Reisen mit dem VW-Bus

Karin Pflaum lebt heute zufrieden. Ihr gehe es gut, sagt sie. Sie ist stolze Oma von vier Enkeln und hat ein super Verhältnis mit ihren anderen beiden Töchtern. Julia ist Hebamme in Neumarkt, Kathrin arbeitet als Informatikerin in Bayreuth.

Karin Pflaum fährt oft mit ihrem Mann weg, das haben sie schon früher mit den Kindern gemacht. "Wir wollen ja Menschen bleiben", sagt sie. Das Ehepaar hat einen VW-Bus, mit dem sind sie oft unterwegs. Ihr Mann ist 62 Jahre, wie es mit dem Geschäft mal weiter geht, wissen sie nicht.
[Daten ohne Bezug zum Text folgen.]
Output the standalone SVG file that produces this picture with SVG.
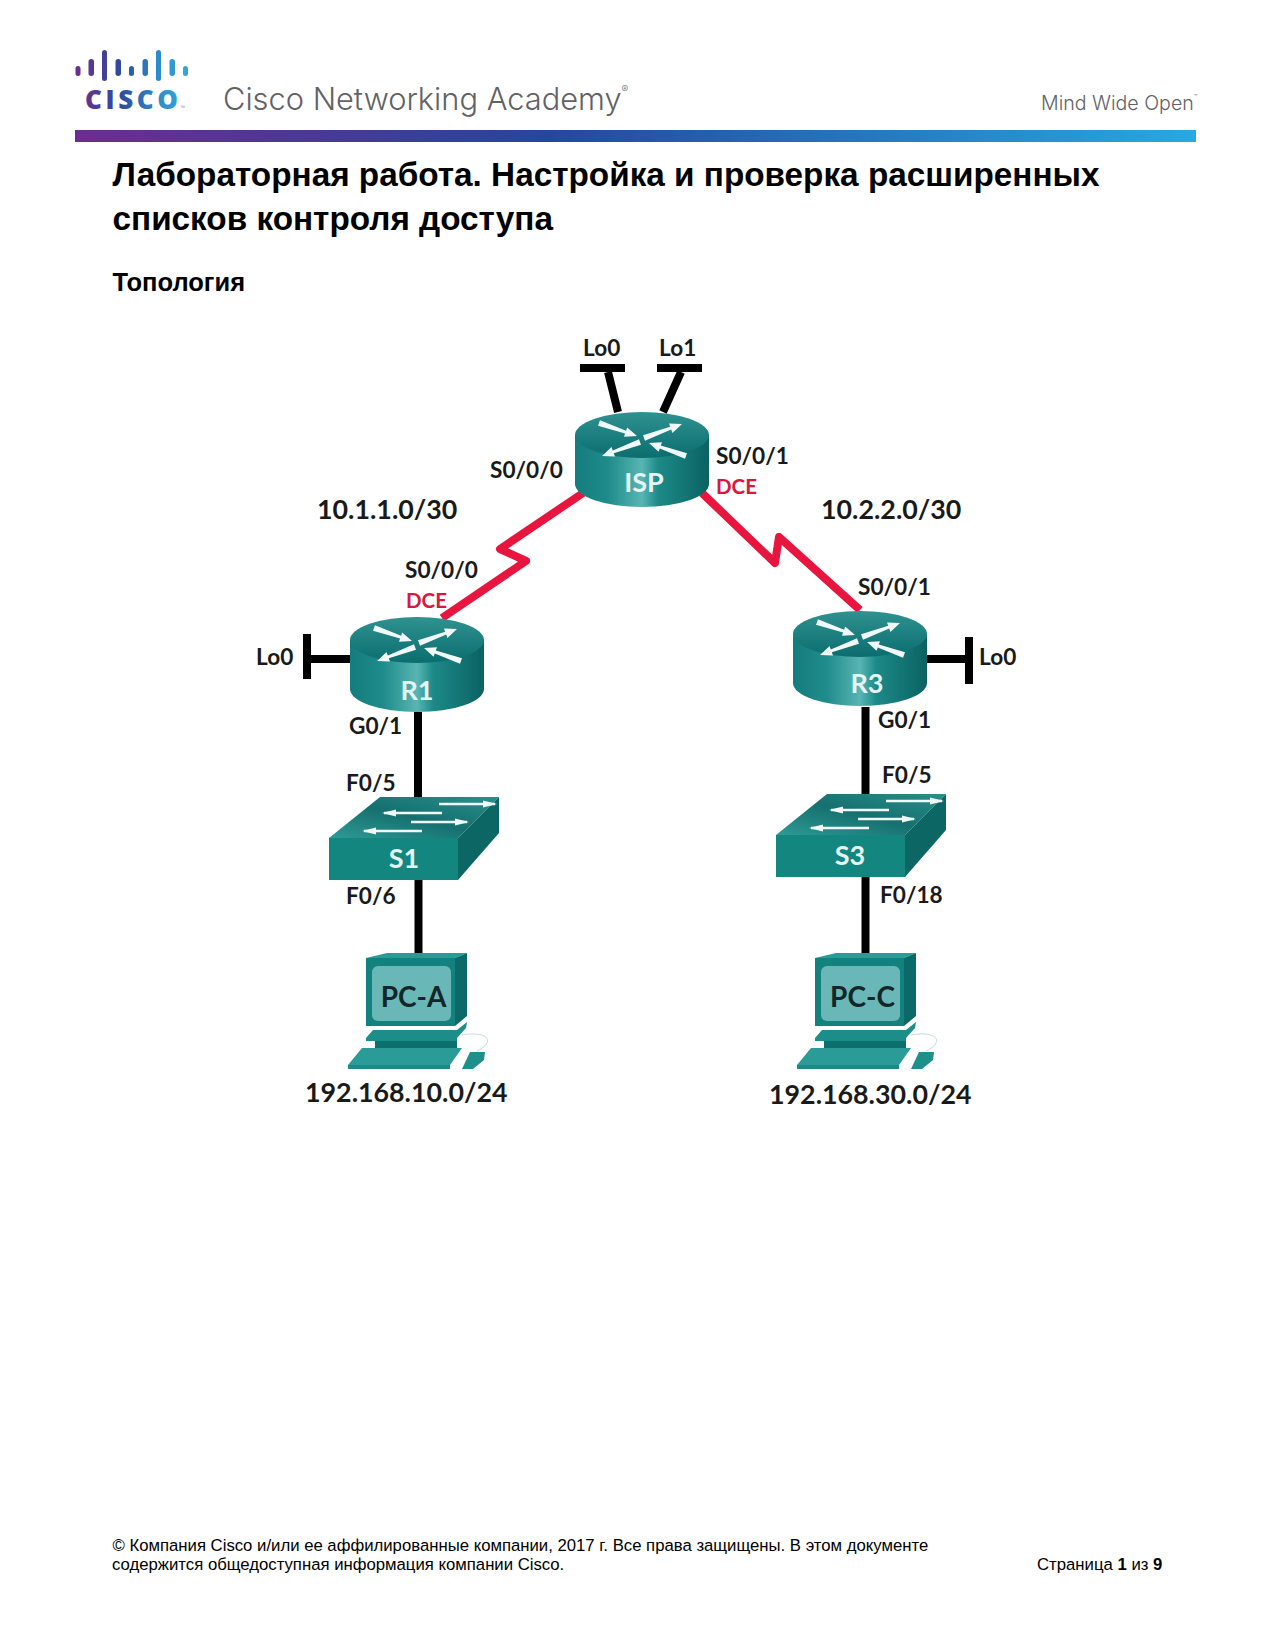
<svg xmlns="http://www.w3.org/2000/svg" xmlns:xlink="http://www.w3.org/1999/xlink" width="1275" height="1651" viewBox="0 0 1275 1651">
<style>
.t{font-family:"Liberation Sans",Arial,sans-serif;fill:#000}
.h1{font-size:33.3px;font-weight:700}
.h2{font-size:25.5px;font-weight:700}
.f{font-size:16.73px}
.l{font-family:Lato,"Open Sans",sans-serif;font-size:22.6px;font-weight:700;fill:#1a1a1a}
.big{font-size:26.8px}
.dce{fill:#d8183c;font-size:20.5px}
.n{font-family:Lato,"Open Sans",sans-serif;font-size:27px;font-weight:700;fill:#e4f5f4;text-anchor:middle}
.pc{font-family:Lato,"Open Sans",sans-serif;font-size:28px;font-weight:700;fill:#13262a;text-anchor:middle}
.k{fill:none;stroke:#000;stroke-width:8}
.r{fill:none;stroke:#e8163f;stroke-width:8;stroke-linejoin:round}
.g{font-family:Inter,"Liberation Sans",sans-serif;font-weight:300;fill:#616266}
.w{fill:#f1f9f8}
</style>
<defs>
<linearGradient id="bar" x1="0" x2="1" y1="0" y2="0"><stop offset="0" stop-color="#6e2c90"/><stop offset=".42" stop-color="#25479b"/><stop offset="1" stop-color="#27a9e1"/></linearGradient>
<linearGradient id="logo" gradientUnits="userSpaceOnUse" x1="77" x2="185" y1="0" y2="0"><stop offset="0" stop-color="#6b2f8f"/><stop offset=".4" stop-color="#2f4a9c"/><stop offset=".75" stop-color="#2c8ccb"/><stop offset="1" stop-color="#35a6d6"/></linearGradient>
<linearGradient id="rTop" x1="0" x2="0" y1="0" y2="1"><stop offset="0" stop-color="#2f9291"/><stop offset="1" stop-color="#0b6d6e"/></linearGradient>
<linearGradient id="rSide" x1="0" x2="1" y1="0" y2="0"><stop offset="0" stop-color="#147c7c"/><stop offset=".25" stop-color="#1f8c8b"/><stop offset=".5" stop-color="#58b5b3"/><stop offset=".62" stop-color="#1c8a88"/><stop offset="1" stop-color="#0b6262"/></linearGradient>
<linearGradient id="sTop" x1="0" x2="1" y1="1" y2="0"><stop offset="0" stop-color="#2f9a95"/><stop offset=".5" stop-color="#15706f"/><stop offset="1" stop-color="#2a8f8b"/></linearGradient>
<g id="router">
<path d="M-67,23V72A67,23 0 0 0 67,72V23Z" fill="url(#rSide)"/>
<ellipse cx="0" cy="23" rx="67" ry="23" fill="url(#rTop)"/>
<polygon class="w" points="-42,8.200 -44,13.800 -16.900,21.500 -18,24.800 -5,24 -14.800,15.400 -15.900,18.700"/>
<polygon class="w" points="3,28.800 1,23.200 28.200,14.800 27,11.500 40,12 30.400,20.900 29.200,17.600"/>
<polygon class="w" points="-1,32.800 -3,27.200 -29.200,38.400 -30.400,35.100 -40,44 -27,44.500 -28.200,41.200"/>
<polygon class="w" points="45,41.200 43,46.800 17.800,36.400 16.600,39.700 7,31 20,30.300 18.800,33.600"/>
</g>
<g id="switch">
<polygon points="51,0 170,0 129,41 0,41" fill="url(#sTop)"/>
<polygon points="0,41 129,41 129,83 0,83" fill="#13867f"/>
<polygon points="129,41 170,0 170,36 129,83" fill="#0c6663"/>
<g fill="none" stroke="#f1f9f8" stroke-width="2.500">
<path d="M110,7H166"/><path d="M113,16H55"/><path d="M82,25H138"/><path d="M93,34H35"/>
</g>
<g fill="#f1f9f8">
<polygon points="168,7 154,3.500 154,10.500"/><polygon points="53,16 67,12.500 67,19.500"/><polygon points="140,25 126,21.500 126,28.500"/><polygon points="33,34 47,30.500 47,37.500"/>
</g>
</g>
<g id="pc">
<polygon points="0,5 21,0 101,0 89,5" fill="#2a9b97"/>
<rect x="0" y="5" width="89" height="68" fill="#13827f"/>
<polygon points="89,5 101,0 101,63 89,73" fill="#0b6a69"/>
<rect x="6" y="13" width="79" height="55" rx="6" fill="#69b7b6"/>
<polygon points="0,85 7,77 91,77 101,69 100,75 91,85 91,88 0,88" fill="#1d8d8a"/>
<rect x="9" y="88" width="82" height="8" fill="#0d6f6e"/>
<polygon points="-4,95 96,95 84,112 -18,112" fill="#2a9b97"/>
<polygon points="-18,112 84,112 84,116 -18,116" fill="#1b8b88"/>
<polygon points="96,116 104,99 119,99 118,107 107,116" fill="#1f8f8b"/>
<path d="M96,82C124,77 129,90 111,98" fill="none" stroke="#c3dcdc" stroke-width="1"/>
</g>
</defs>
<rect width="1275" height="1651" fill="#fff"/>
<g id="header">
<g fill="url(#logo)">
<rect x="75.500" y="66" width="5" height="10" rx="2.500"/>
<rect x="88.500" y="59" width="5.500" height="17" rx="2.700"/>
<rect x="102" y="50" width="5" height="31" rx="2.500"/>
<rect x="115.500" y="59" width="5.500" height="17" rx="2.700"/>
<rect x="129" y="66" width="5" height="10" rx="2.500"/>
<rect x="142.500" y="59" width="5.500" height="17" rx="2.700"/>
<rect x="156" y="50" width="5" height="31" rx="2.500"/>
<rect x="169.500" y="59" width="5.500" height="17" rx="2.700"/>
<rect x="183" y="66" width="5" height="10" rx="2.500"/>
<text x="85" y="109" font-family="'Open Sans',Lato,sans-serif" font-weight="800" font-size="26" textLength="93" lengthAdjust="spacing">CISCO</text>
</g>
<text x="180" y="109" font-family="'Liberation Sans',sans-serif" font-size="5" fill="#4a8fc0">™</text>
<text class="g" x="223" y="110" font-size="30.800">Cisco Networking Academy<tspan font-size="10" dy="-17">®</tspan></text>
<text class="g" x="1041" y="110" font-size="19.600">Mind Wide Open<tspan font-size="6" dy="-11">™</tspan></text>
<rect x="75" y="130" width="1121" height="12" fill="url(#bar)"/>
</g>
<g id="title">
<text class="t h1" x="112.500" y="186">Лабораторная работа. Настройка и проверка расширенных</text>
<text class="t h1" x="112.500" y="230">списков контроля доступа</text>
<text class="t h2" x="112.500" y="291">Топология</text>
</g>
<g id="connectors">
<path class="k" d="M580,368H625M608,372L618,412"/>
<path class="k" d="M657,368H702M681,372L663,412"/>
<path class="k" d="M307,634V679M311,659H350"/>
<path class="k" d="M969,637V684M927,659H965"/>
<path class="k" d="M418,712V798"/>
<path class="k" d="M418.500,880V953"/>
<path class="k" d="M865.500,707V795"/>
<path class="k" d="M865.500,876V953"/>
<path class="r" d="M583,493L500,549L526,561L442,618"/>
<path class="r" d="M702,493L775,563L779,537L860,610"/>
</g>
<g id="ISP"><use xlink:href="#router" href="#router" transform="translate(642,412)"/><text class="n" x="644" y="492">ISP</text></g>
<g id="R1"><use xlink:href="#router" href="#router" transform="translate(417,617)"/><text class="n" x="417" y="700">R1</text></g>
<g id="R3"><use xlink:href="#router" href="#router" transform="translate(860,611)"/><text class="n" x="867" y="693">R3</text></g>
<g id="S1"><use xlink:href="#switch" href="#switch" transform="translate(329,797)"/><text class="n" x="404" y="868">S1</text></g>
<g id="S3"><use xlink:href="#switch" href="#switch" transform="translate(776,794)"/><text class="n" x="850" y="865">S3</text></g>
<g id="PC-A"><use xlink:href="#pc" href="#pc" transform="translate(366,953)"/><text class="pc" x="413.500" y="1007">PC-A</text></g>
<g id="PC-C"><use xlink:href="#pc" href="#pc" transform="translate(815,953)"/><text class="pc" x="862.500" y="1007">PC-C</text></g>
<g id="labels" transform="translate(-1,0.500)">
<text class="l" x="584" y="355">Lo0</text>
<text class="l" x="660" y="355">Lo1</text>
<text class="l" x="491" y="477">S0/0/0</text>
<text class="l" x="717" y="463">S0/0/1</text>
<text class="l dce" x="717" y="493">DCE</text>
<text class="l big" x="318" y="518">10.1.1.0/30</text>
<text class="l big" x="822" y="518">10.2.2.0/30</text>
<text class="l" x="406" y="577">S0/0/0</text>
<text class="l dce" x="407" y="607">DCE</text>
<text class="l" x="859" y="594">S0/0/1</text>
<text class="l" x="257" y="664">Lo0</text>
<text class="l" x="980" y="664">Lo0</text>
<text class="l" x="350" y="733">G0/1</text>
<text class="l" x="879" y="727">G0/1</text>
<text class="l" x="347" y="790">F0/5</text>
<text class="l" x="883" y="782">F0/5</text>
<text class="l" x="347" y="903">F0/6</text>
<text class="l" x="881" y="902">F0/18</text>
<text class="l big" x="306" y="1101">192.168.10.0/24</text>
<text class="l big" x="770" y="1103">192.168.30.0/24</text>
</g>
<g id="footer">
<text class="t f" x="112.500" y="1551">© Компания Cisco и/или ее аффилированные компании, 2017 г. Все права защищены. В этом документе</text>
<text class="t f" x="112" y="1570">содержится общедоступная информация компании Cisco.</text>
<text class="t f" x="1037" y="1570">Страница <tspan font-weight="700">1</tspan> из <tspan font-weight="700">9</tspan></text>
</g>
</svg>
Einen Nachfolger in der Familie gibt es nicht. Seit 113 Jahren ist die Bäckerei Pflaum in Familienhand. "Aber es gibt mehrere Lebensabschnitte", sagt sie. Für sie ist ein Leben ohne Geschäft vorstellbar. Über den tragischen Tod von Susanne sei sie weg, sagt Karin Pflaum. "Aber die Narben bleiben."